Ao mudar-me para o Porto, houve um processo de forte desconstrução da Europa idealizada, vi moradores de rua e usuários de drogas, absolutamente a vala da sociedade. Percebi rapidamente que o transporte público não era tão eficiente e que o trânsito era caótico. Assimilações que eu jamais imaginei precisar fazer estando em território desenvolvido.

Estudo num campus deslumbrante, e me assombra que em sua lateral esquerda vivam famílias debaixo da ponte, e a lateral direita haja um terreno vazio e pouco iluminado que sempre me traz insegurança ao sair tarde da noite. Converso com colegas e percebo que é difícil compreender as dimensões e complexidade de um país com base em teorias e recortes de jornal. O empirismo nesse caso é imprescindível.

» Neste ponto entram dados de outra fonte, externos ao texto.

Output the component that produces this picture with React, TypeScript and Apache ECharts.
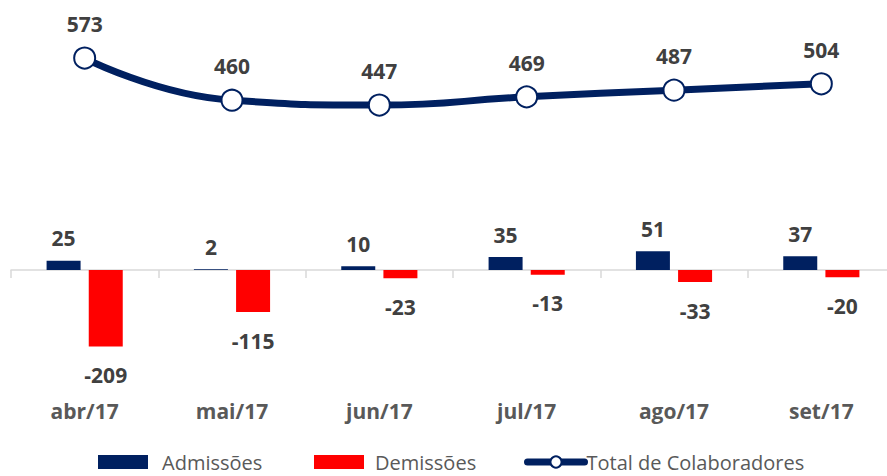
import React, { useEffect, useRef } from "react";
import * as echarts from "echarts";

const categories = ["abr/17", "mai/17", "jun/17", "jul/17", "ago/17", "set/17"];
const admissoes = [25, 2, 10, 35, 51, 37];
const demissoes = [-209, -115, -23, -13, -33, -20];
const totalColaboradores = [573, 460, 447, 469, 487, 504];

const NAVY = "#002060";
const RED = "#FF0000";
const FONT = "'Open Sans', 'Noto Sans', sans-serif";

export default function App() {
  const ref = useRef<HTMLDivElement>(null);
  useEffect(() => {
    if (!ref.current) return;
    const chart = echarts.init(ref.current, null, { renderer: "svg" });
    const valueLabel = {
      show: true,
      color: "#404040",
      fontWeight: "bold" as const,
      fontSize: 21,
      fontFamily: FONT,
    };
    const legendBase = {
      top: 451,
      padding: 0,
      itemHeight: 14,
      textStyle: { color: "#595959", fontSize: 20, lineHeight: 22, fontFamily: FONT },
    };
    chart.setOption({
      animation: false,
      backgroundColor: "#ffffff",
      textStyle: { fontFamily: FONT },
      legend: [
        {
          ...legendBase,
          left: 98,
          itemWidth: 50,
          textStyle: { ...legendBase.textStyle, padding: [0, 0, 0, 9] },
          data: [{ name: "Admissões", icon: "rect" }],
        },
        {
          ...legendBase,
          left: 314,
          itemWidth: 50,
          textStyle: { ...legendBase.textStyle, padding: [0, 0, 0, 6] },
          data: [{ name: "Demissões", icon: "rect" }],
        },
        {
          ...legendBase,
          left: 524,
          itemWidth: 57,
          lineStyle: { width: 7, cap: "round" },
          textStyle: { ...legendBase.textStyle, padding: [0, 0, 0, -3] },
          data: [{ name: "Total de Colaboradores" }],
        },
      ],
      grid: { left: 11, width: 884, top: 20, height: 378, containLabel: false },
      xAxis: [
        {
          type: "category",
          data: categories,
          position: "bottom",
          axisLine: { show: true, onZero: true, onZeroAxisIndex: 0, lineStyle: { color: "#d9d9d9", width: 1.5 } },
          axisTick: { show: true, length: 8, lineStyle: { color: "#d9d9d9", width: 1.5 } },
          axisLabel: { show: false },
          splitLine: { show: false },
        },
        {
          type: "category",
          data: categories,
          position: "bottom",
          axisLine: { show: false, onZero: false },
          axisTick: { show: false },
          axisLabel: {
            show: true,
            margin: 2,
            color: "#595959",
            fontWeight: "bold",
            fontSize: 21,
            fontFamily: FONT,
          },
          splitLine: { show: false },
        },
      ],
      yAxis: [
        { type: "value", min: -349, max: 681, show: false, splitLine: { show: false } },
        { type: "value", min: -338, max: 675, show: false, splitLine: { show: false } },
      ],
      series: [
        {
          name: "Admissões",
          type: "bar",
          xAxisIndex: 0,
          yAxisIndex: 0,
          data: admissoes,
          barWidth: 34,
          barGap: "24%",
          itemStyle: { color: NAVY },
          label: { ...valueLabel, position: "top", distance: 12 },
        },
        {
          name: "Demissões",
          type: "bar",
          xAxisIndex: 0,
          yAxisIndex: 0,
          data: demissoes,
          barWidth: 34,
          itemStyle: { color: RED },
          label: { ...valueLabel, position: "bottom", distance: 18 },
        },
        {
          name: "Total de Colaboradores",
          type: "line",
          xAxisIndex: 0,
          yAxisIndex: 1,
          data: totalColaboradores,
          smooth: true,
          symbol: "circle",
          symbolSize: 21,
          lineStyle: { color: NAVY, width: 7 },
          itemStyle: { color: "#ffffff", borderColor: NAVY, borderWidth: 2 },
          label: { ...valueLabel, position: "top", distance: 12 },
          z: 3,
        },
      ],
    });
    return () => chart.dispose();
  }, []);
  return (
    <div
      style={{
        position: "fixed",
        left: 0,
        top: 0,
        width: 887,
        height: 476,
        overflow: "hidden",
        background: "#fff",
      }}
    >
      <div ref={ref} style={{ width: 900, height: 476 }} />
    </div>
  );
}
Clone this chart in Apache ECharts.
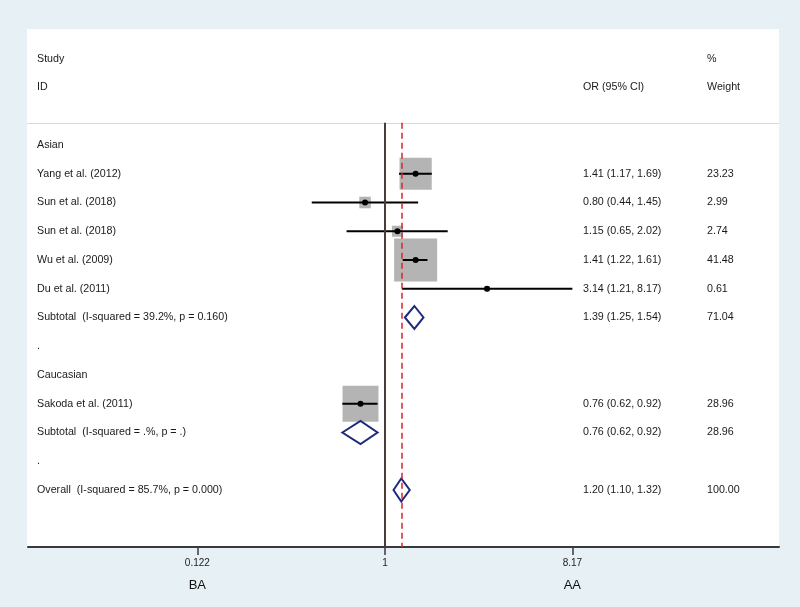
<!DOCTYPE html>
<html>
<head>
<meta charset="utf-8">
<script src="https://cdn.jsdelivr.net/npm/echarts@6/dist/echarts.min.js"></script>
<style>
html,body{margin:0;padding:0;background:#e6f0f5;}
#c{width:800px;height:607px;}
</style>
</head>
<body>
<div id="c"></div>
<script>
// ---------- data ----------
const studyNames = ['Yang et al. (2012)', 'Sun et al. (2018)', 'Sun et al. (2018)', 'Wu et al. (2009)', 'Du et al. (2011)', 'Sakoda et al. (2011)'];
const studyRow = [1, 2, 3, 4, 5, 9];
const studyOR = [1.41, 0.80, 1.15, 1.41, 3.14, 0.76];
const studyLo = [1.17, 0.44, 0.65, 1.22, 1.21, 0.62];
const studyHi = [1.69, 1.45, 2.02, 1.61, 8.17, 0.92];
const studyWeight = [23.23, 2.99, 2.74, 41.48, 0.61, 28.96];

const pooledNames = ['Subtotal  (I-squared = 39.2%, p = 0.160)', 'Subtotal  (I-squared = .%, p = .)', 'Overall  (I-squared = 85.7%, p = 0.000)'];
const pooledRow = [6, 10, 12];
const pooledOR = [1.39, 0.76, 1.20];
const pooledLo = [1.25, 0.62, 1.10];
const pooledHi = [1.54, 0.92, 1.32];
const pooledWeight = [71.04, 28.96, 100.00];

const groupNames = ['Asian', 'Caucasian'];
const groupRow = [0, 8];
const spacerRow = [7, 11];

const tickValues = [0.122, 1, 8.17];
const tickLabels = ['0.122', '1', '8.17'];
const sideLabels = ['BA', '', 'AA'];

// ---------- build ----------
const FONT = "'Liberation Sans', Arial, Helvetica, sans-serif";
const ln = Math.log;
const f2 = v => v.toFixed(2);
const overallOR = pooledOR[pooledOR.length - 1];

const textRows = [];
textRows.push({ row: -3, study: 'Study', or: '', w: '%' });
textRows.push({ row: -2, study: 'ID', or: 'OR (95% CI)', w: 'Weight' });
groupNames.forEach((g, i) => textRows.push({ row: groupRow[i], study: g, or: '', w: '' }));
spacerRow.forEach(r => textRows.push({ row: r, study: '.', or: '', w: '' }));
studyNames.forEach((n, i) => textRows.push({
  row: studyRow[i], study: n,
  or: f2(studyOR[i]) + ' (' + f2(studyLo[i]) + ', ' + f2(studyHi[i]) + ')',
  w: f2(studyWeight[i])
}));
pooledNames.forEach((n, i) => textRows.push({
  row: pooledRow[i], study: n,
  or: f2(pooledOR[i]) + ' (' + f2(pooledLo[i]) + ', ' + f2(pooledHi[i]) + ')',
  w: f2(pooledWeight[i])
}));

const studyData = studyNames.map((n, i) => [ln(studyOR[i]), studyRow[i], ln(studyLo[i]), ln(studyHi[i]), studyWeight[i]]);
const pooledData = pooledNames.map((n, i) => [ln(pooledOR[i]), pooledRow[i], ln(pooledLo[i]), ln(pooledHi[i])]);
const tickLn = tickValues.map(ln);

const Y_MIN = -4.035, Y_MAX = 13.983, LINE_TOP = -0.77;
const BOX_SCALE = 6.68;
const TEXT_COLOR = '#1a1a1a';
const FS = 10.7;

const chart = echarts.init(document.getElementById('c'), null, { renderer: 'canvas' });
const option = {
  backgroundColor: '#e6f0f5',
  animation: false,
  graphic: [
    { type: 'rect', z: -10, silent: true, shape: { x: 27, y: 29, width: 752, height: 518 }, style: { fill: '#ffffff' } },
    { type: 'line', z: -9, silent: true, shape: { x1: 27, y1: 123.5, x2: 779, y2: 123.5 }, style: { stroke: '#dadada', lineWidth: 1 } }
  ],
  grid: { left: 28, right: 21, top: 29, bottom: 60 },
  xAxis: {
    type: 'value', min: -4.002, max: 4.417,
    splitLine: { show: false },
    axisLine: { show: true, onZero: false, lineStyle: { color: '#3a3a3a', width: 2 } },
    axisTick: { show: true, customValues: tickLn, length: 8, lineStyle: { color: '#3a3a3a', width: 1.5 } },
    axisLabel: {
      show: true, customValues: tickLn, margin: 8,
      formatter: v => {
        let idx = 0, best = Infinity;
        tickLn.forEach((t, i) => { const d = Math.abs(t - v); if (d < best) { best = d; idx = i; } });
        return '{t|' + tickLabels[idx] + '}' + (sideLabels[idx] ? '\n{n|' + sideLabels[idx] + '}' : '');
      },
      rich: {
        t: { fontSize: 10, lineHeight: 16, color: '#222', fontFamily: FONT },
        n: { fontSize: 13, lineHeight: 28, color: '#111', fontFamily: FONT }
      }
    }
  },
  yAxis: { type: 'value', inverse: true, min: Y_MIN, max: Y_MAX, show: false },
  series: [
    {
      type: 'line', data: [], z: 1, silent: true,
      markLine: {
        silent: true, symbol: 'none', label: { show: false }, animation: false,
        data: [
          [{ coord: [0, LINE_TOP], lineStyle: { color: '#4a3c38', width: 2, type: 'solid' } }, { coord: [0, Y_MAX] }],
          [{ coord: [ln(overallOR), LINE_TOP], lineStyle: { color: '#d8262a', width: 1.5, type: [6, 4] } }, { coord: [ln(overallOR), Y_MAX] }]
        ]
      }
    },
    {
      type: 'custom', z: 3, clip: false,
      encode: { x: [0, 2, 3], y: 1 },
      data: studyData,
      renderItem: (params, api) => {
        const row = api.value(1);
        const c = api.coord([api.value(0), row]);
        const l = api.coord([api.value(2), row]);
        const h = api.coord([api.value(3), row]);
        const s = BOX_SCALE * Math.sqrt(api.value(4));
        return {
          type: 'group', children: [
            { type: 'rect', shape: { x: c[0] - s / 2, y: c[1] - s / 2, width: s, height: s }, style: { fill: '#b4b4b4' } },
            { type: 'line', shape: { x1: l[0], y1: c[1], x2: h[0], y2: c[1] }, style: { stroke: '#000', lineWidth: 2 } },
            { type: 'circle', shape: { cx: c[0], cy: c[1], r: 3 }, style: { fill: '#000' } }
          ]
        };
      }
    },
    {
      type: 'custom', z: 3, clip: false,
      encode: { x: [0, 2, 3], y: 1 },
      data: pooledData,
      renderItem: (params, api) => {
        const row = api.value(1);
        const c = api.coord([api.value(0), row]);
        const l = api.coord([api.value(2), row]);
        const h = api.coord([api.value(3), row]);
        const hh = 11.5;
        return {
          type: 'polygon',
          shape: { points: [[l[0], c[1]], [c[0], c[1] - hh], [h[0], c[1]], [c[0], c[1] + hh]] },
          style: { fill: 'none', stroke: '#1d2a7e', lineWidth: 2 }
        };
      }
    },
    {
      type: 'custom', z: 4, clip: false, silent: true,
      encode: { x: 0, y: 1 },
      data: textRows.map(r => [0, r.row]),
      renderItem: (params, api) => {
        const r = textRows[params.dataIndex];
        const y = api.coord([0, api.value(1)])[1];
        const mk = (x, t) => ({ type: 'text', x: x, y: y, style: { text: t, fill: TEXT_COLOR, fontSize: FS, fontFamily: FONT, align: 'left', verticalAlign: 'middle' } });
        return { type: 'group', children: [mk(37, r.study), mk(583, r.or), mk(707, r.w)] };
      }
    }
  ]
};
chart.setOption(option);
</script>
</body>
</html>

Quando se trata de ser imigrante, de forma absolutamente desordenada, tudo está a nosso favor e ao mesmo tempo, tudo parece conspirar para que voltemos ao nosso país de origem com o rabo entre as pernas – eu sei por que sou um deles, e sinto sempre insegurança e medo. Sentir faz-me pensar: será que o morador de rua português não sente insegurança? Ou os usuários de drogas? Ou os moradores do subúrbio? Apesar dos índices, compreender a segurança ou a insegurança é um exercício de compaixão, que precisa todos os dias ser praticado.